• [Exercise]: Quote the data below in full, please, without altering anything.

• [Information provided]:
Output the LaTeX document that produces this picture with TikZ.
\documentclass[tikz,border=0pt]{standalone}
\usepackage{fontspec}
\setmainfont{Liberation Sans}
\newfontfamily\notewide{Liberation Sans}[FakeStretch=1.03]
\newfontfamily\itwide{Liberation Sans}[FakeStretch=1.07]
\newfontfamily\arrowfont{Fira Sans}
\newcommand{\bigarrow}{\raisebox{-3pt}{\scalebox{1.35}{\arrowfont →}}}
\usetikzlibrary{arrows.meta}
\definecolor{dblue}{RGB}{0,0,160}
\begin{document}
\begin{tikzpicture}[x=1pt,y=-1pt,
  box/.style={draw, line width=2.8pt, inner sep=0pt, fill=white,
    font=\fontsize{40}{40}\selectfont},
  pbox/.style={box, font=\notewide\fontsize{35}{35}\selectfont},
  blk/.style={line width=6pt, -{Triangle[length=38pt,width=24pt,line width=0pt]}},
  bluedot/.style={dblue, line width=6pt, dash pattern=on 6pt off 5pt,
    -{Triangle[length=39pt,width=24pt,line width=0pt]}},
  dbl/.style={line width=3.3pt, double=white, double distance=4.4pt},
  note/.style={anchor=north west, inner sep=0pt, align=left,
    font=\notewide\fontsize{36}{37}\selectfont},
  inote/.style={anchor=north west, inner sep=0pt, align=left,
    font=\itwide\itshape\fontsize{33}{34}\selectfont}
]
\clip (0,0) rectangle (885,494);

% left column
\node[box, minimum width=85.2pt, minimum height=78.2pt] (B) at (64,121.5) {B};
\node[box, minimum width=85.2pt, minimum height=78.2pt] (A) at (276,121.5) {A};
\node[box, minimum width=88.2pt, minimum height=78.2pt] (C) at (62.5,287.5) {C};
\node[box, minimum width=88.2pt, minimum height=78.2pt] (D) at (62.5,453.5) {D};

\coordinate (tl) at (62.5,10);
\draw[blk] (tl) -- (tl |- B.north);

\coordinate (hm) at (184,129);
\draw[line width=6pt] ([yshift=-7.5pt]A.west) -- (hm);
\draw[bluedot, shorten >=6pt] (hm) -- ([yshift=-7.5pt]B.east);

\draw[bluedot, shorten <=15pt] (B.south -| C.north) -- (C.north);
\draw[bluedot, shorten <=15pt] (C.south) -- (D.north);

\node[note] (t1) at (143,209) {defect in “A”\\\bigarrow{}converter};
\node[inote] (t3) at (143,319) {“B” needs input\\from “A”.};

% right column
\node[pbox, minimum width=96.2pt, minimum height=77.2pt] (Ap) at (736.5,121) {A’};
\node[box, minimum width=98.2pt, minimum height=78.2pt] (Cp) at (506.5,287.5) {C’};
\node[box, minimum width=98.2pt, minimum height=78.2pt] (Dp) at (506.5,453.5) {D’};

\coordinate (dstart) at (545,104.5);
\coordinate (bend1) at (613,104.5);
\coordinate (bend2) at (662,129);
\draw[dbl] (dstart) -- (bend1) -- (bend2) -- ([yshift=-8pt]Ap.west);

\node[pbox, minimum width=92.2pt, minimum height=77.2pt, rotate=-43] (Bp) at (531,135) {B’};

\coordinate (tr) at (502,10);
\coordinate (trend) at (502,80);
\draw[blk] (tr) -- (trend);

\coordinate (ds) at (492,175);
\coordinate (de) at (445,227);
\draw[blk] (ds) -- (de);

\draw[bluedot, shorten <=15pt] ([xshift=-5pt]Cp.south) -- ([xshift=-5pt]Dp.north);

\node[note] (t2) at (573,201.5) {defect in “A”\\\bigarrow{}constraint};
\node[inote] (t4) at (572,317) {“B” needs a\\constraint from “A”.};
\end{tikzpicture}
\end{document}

• [Expected output]:
Output the LaTeX document that produces this picture with TikZ.
\documentclass[tikz,border=0pt]{standalone}
\usepackage{fontspec}
\setmainfont{Liberation Sans}
\newfontfamily\notewide{Liberation Sans}[FakeStretch=1.03]
\newfontfamily\itwide{Liberation Sans}[FakeStretch=1.07]
\newfontfamily\arrowfont{Fira Sans}
\newcommand{\bigarrow}{\raisebox{-3pt}{\scalebox{1.35}{\arrowfont →}}}
\usetikzlibrary{arrows.meta}
\definecolor{dblue}{RGB}{0,0,160}
\begin{document}
\begin{tikzpicture}[x=1pt,y=-1pt,
  box/.style={draw, line width=2.8pt, inner sep=0pt, fill=white,
    font=\fontsize{40}{40}\selectfont},
  pbox/.style={box, font=\notewide\fontsize{35}{35}\selectfont},
  blk/.style={line width=6pt, -{Triangle[length=38pt,width=24pt,line width=0pt]}},
  bluedot/.style={dblue, line width=6pt, dash pattern=on 6pt off 5pt,
    -{Triangle[length=39pt,width=24pt,line width=0pt]}},
  dbl/.style={line width=3.3pt, double=white, double distance=4.4pt},
  note/.style={anchor=north west, inner sep=0pt, align=left,
    font=\notewide\fontsize{36}{37}\selectfont},
  inote/.style={anchor=north west, inner sep=0pt, align=left,
    font=\itwide\itshape\fontsize{33}{34}\selectfont}
]
\clip (0,0) rectangle (885,494);

% left column
\node[box, minimum width=85.2pt, minimum height=78.2pt] (B) at (64,121.5) {B};
\node[box, minimum width=85.2pt, minimum height=78.2pt] (A) at (276,121.5) {A};
\node[box, minimum width=88.2pt, minimum height=78.2pt] (C) at (62.5,287.5) {C};
\node[box, minimum width=88.2pt, minimum height=78.2pt] (D) at (62.5,453.5) {D};

\coordinate (tl) at (62.5,10);
\draw[blk] (tl) -- (tl |- B.north);

\coordinate (hm) at (184,129);
\draw[line width=6pt] ([yshift=-7.5pt]A.west) -- (hm);
\draw[bluedot, shorten >=6pt] (hm) -- ([yshift=-7.5pt]B.east);

\draw[bluedot, shorten <=15pt] (B.south -| C.north) -- (C.north);
\draw[bluedot, shorten <=15pt] (C.south) -- (D.north);

\node[note] (t1) at (143,209) {defect in “A”\\\bigarrow{}converter};
\node[inote] (t3) at (143,319) {“B” needs input\\from “A”.};

% right column
\node[pbox, minimum width=96.2pt, minimum height=77.2pt] (Ap) at (736.5,121) {A’};
\node[box, minimum width=98.2pt, minimum height=78.2pt] (Cp) at (506.5,287.5) {C’};
\node[box, minimum width=98.2pt, minimum height=78.2pt] (Dp) at (506.5,453.5) {D’};

\coordinate (dstart) at (545,104.5);
\coordinate (bend1) at (613,104.5);
\coordinate (bend2) at (662,129);
\draw[dbl] (dstart) -- (bend1) -- (bend2) -- ([yshift=-8pt]Ap.west);

\node[pbox, minimum width=92.2pt, minimum height=77.2pt, rotate=-43] (Bp) at (531,135) {B’};

\coordinate (tr) at (502,10);
\coordinate (trend) at (502,80);
\draw[blk] (tr) -- (trend);

\coordinate (ds) at (492,175);
\coordinate (de) at (445,227);
\draw[blk] (ds) -- (de);

\draw[bluedot, shorten <=15pt] ([xshift=-5pt]Cp.south) -- ([xshift=-5pt]Dp.north);

\node[note] (t2) at (573,201.5) {defect in “A”\\\bigarrow{}constraint};
\node[inote] (t4) at (572,317) {“B” needs a\\constraint from “A”.};
\end{tikzpicture}
\end{document}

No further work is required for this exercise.